L’AQUILA – Una rapina con un tentativo di violenza nei confronti di una ragazza dell’Aquila di 26 anni, a confine con una delle zone rosse della città, in via Monte Velino ha dato l’input alle forze dell’ordine. La giovane aggredita, spintonata, rapinata e privata del cellulare, trascinata a forza dentro un palazzo inagibile, riuscì a divincolarsi dalla morsa dei suoi aguzzini e a denunciare l’aggressione alla questura dell’Aquila.
Un gesto coraggioso che ha permesso alla Polizia di Stato di avviare le indagini, portate avanti dalla Squadra mobile dell’Aquila diretta da Tommaso Niglio. Da qui è partita l”indagine chiamata “Papavero” durata solo pochi mesi che ha portato a sgominare una banda di stranieri richiedenti asilo dedita allo spaccio di droga al dettaglio e alla ricettazione e conclusa con 9 arresti e 24 perquisizioni eseguite all’alba dalla Polizia. In tutto sono 33 gli indagati, 31 dei quali richiedenti asilo e 2 i cittadini marocchini, mentre un uomo è ancora ricercato. Il gruppo criminale si era costituito all’interno di un centro di accoglienza dell’Aquila e formato da persone provenienti da Gambia, Ghana, Nigeria, Costa d’Avorio, Niger e Mali.
Per tutti si è in attesa del nulla osta per l’espulsione dall’Italia e il rimpatrio nei Paesi d’origine, procedimento però non semplice proprio perché si tratta di richiedenti asilo, come spiega il capo della Squadra mobile Niglio, che questa mattina in conferenza stampa, insieme alla vice commissaria Benedetta Mariani della sezione Criminalità diffusa extracomunitaria , ha ricostruito la vicenda.
Fondamentale il ruolo che hanno avuto per il buon esito delle indagini altri richiedenti asilo che si sono messi a disposizione della Questura per tradurre le conversazioni tenute in stretto dialetto d’origine dei delinquenti.
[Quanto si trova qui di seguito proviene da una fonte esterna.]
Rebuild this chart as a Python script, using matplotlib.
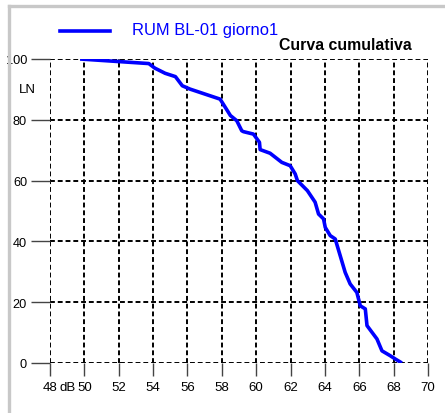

Dall’Aquila, il gruppo era stato poi diviso, per alcuni trasferimenti, ma gli indagati hanno continuato a delinquere nei luoghi in cui erano stati trasferiti: Avezzano e Sulmona.
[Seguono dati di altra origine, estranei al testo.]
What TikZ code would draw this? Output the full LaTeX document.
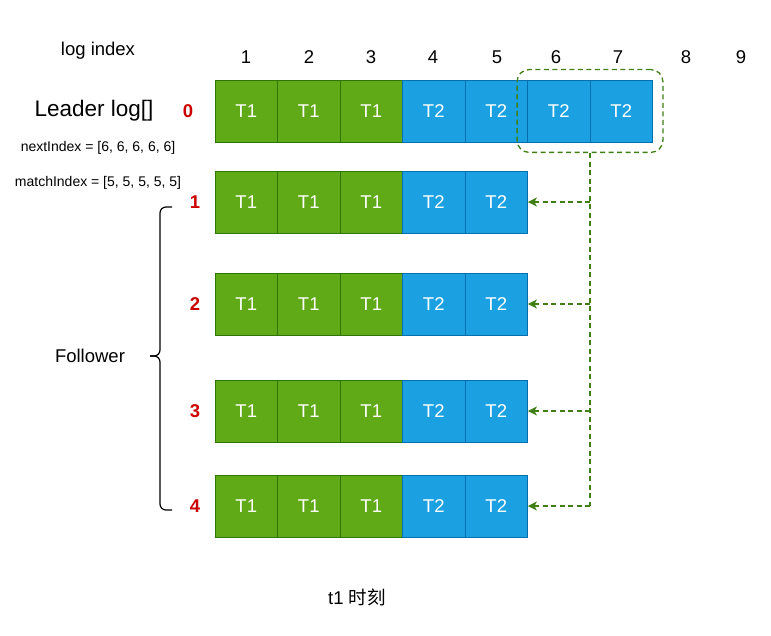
\documentclass[tikz,border=0pt]{standalone}
\usepackage{fontspec}
\setmainfont{Liberation Sans}
\newfontfamily\cjk{Noto Sans CJK SC}
\usepackage{tikz}
\usetikzlibrary{arrows.meta,positioning,fit}
\definecolor{termgreen}{HTML}{60A917}
\definecolor{termgreenline}{HTML}{2D7600}
\definecolor{termblue}{HTML}{1BA1E2}
\definecolor{termblueline}{HTML}{006EAF}
\definecolor{rowred}{HTML}{CC0000}
\definecolor{feedgreen}{HTML}{3F7F14}

\begin{document}
\begin{tikzpicture}[x=1pt,y=-1pt,font=\fontsize{18.5}{22}\selectfont,
    cell/.style={draw,minimum width=62.5pt,minimum height=62pt,inner sep=0pt,text=white,line width=0.8pt},
    tone/.style={cell,fill=termgreen,draw=termgreenline},
    ttwo/.style={cell,fill=termblue,draw=termblueline},
    rowid/.style={text=rowred,font=\fontsize{18.5}{22}\selectfont\bfseries},
    feed/.style={draw=feedgreen,line width=1.3pt,dash pattern=on 5pt off 3.5pt}]
\useasboundingbox (0,0) rectangle (771,636);

% index row
\node (idx) at (98,51) {log index};
\foreach \i/\x in {1/246,2/309,3/371,4/433,5/497,6/556,7/618,8/686,9/741}
    \node (n\i) at (\x,57) {\i};

% leader
\node[font=\fontsize{22.5}{26}\selectfont] (leader) at (94,111) {Leader log[]};
\node[font=\fontsize{14}{16}\selectfont] (next) at (98,148) {nextIndex = [6, 6, 6, 6, 6]};
\node[font=\fontsize{14}{16}\selectfont] (match) at (98,183) {matchIndex = [5, 5, 5, 5, 5]};
\node[rowid] (r0) at (188,111) {0};
\foreach \i in {1,2,3}
    \node[tone] (L\i) at (183.75+62.5*\i,111) {T1};
\foreach \i in {4,...,7}
    \node[ttwo] (L\i) at (183.75+62.5*\i,111) {T2};

% followers
\foreach \r/\y in {1/202,2/304,3/411,4/506} {
    \node[rowid] (r\r) at (195,\y) {\r};
    \foreach \i in {1,2,3}
        \node[tone] (F\r-\i) at (183.75+62.5*\i,\y) {T1};
    \foreach \i in {4,5}
        \node[ttwo] (F\r-\i) at (183.75+62.5*\i,\y) {T2};
}

\node (follower) at (90,356) {Follower};
\draw[line width=1.2pt,rounded corners=6pt] (172,207) -- (160,207) -- (160,356) -- (150,356);
\draw[line width=1.2pt,rounded corners=6pt] (172,510) -- (160,510) -- (160,356) -- (150,356);

% entries sent
\node[fit=(L6)(L7),feed,rounded corners=12pt,inner sep=10pt] (sent) {};
\draw[feed] (sent.south) -- (sent.south |- F4-5.east);
\foreach \r in {1,...,4}
    \draw[feed,-{Stealth[length=9pt,width=9pt,inset=2.5pt]}] (sent.south |- F\r-5.east) -- (F\r-5.east);

\node (time) at (357,597) {t1 {\cjk 时刻}};
\end{tikzpicture}
\end{document}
Dalle tre città abruzzesi, il gruppo criminale aveva contatti anche con Roma e Firenze, per l’approvvigionamento della droga da rivendere. All’Aquila lo spaccio avveniva prevalentemente in via del Papavero – di qui il nome dell’operazione – in centro storico, con gli indagati che si muovevano su biciclette per facilitarsi le vie di fuga tra i vicoli del centro. Una tela di persone, tutte straniere, che avevano messo su una vera e propria organizzazione per il commercio e la vendita di droga al dettaglio e commercio di cellulari rubati nelle auto e nelle abitazioni, per loro i reati contestati son di rapina, tentata violenza sessuale, droga e ricettazione.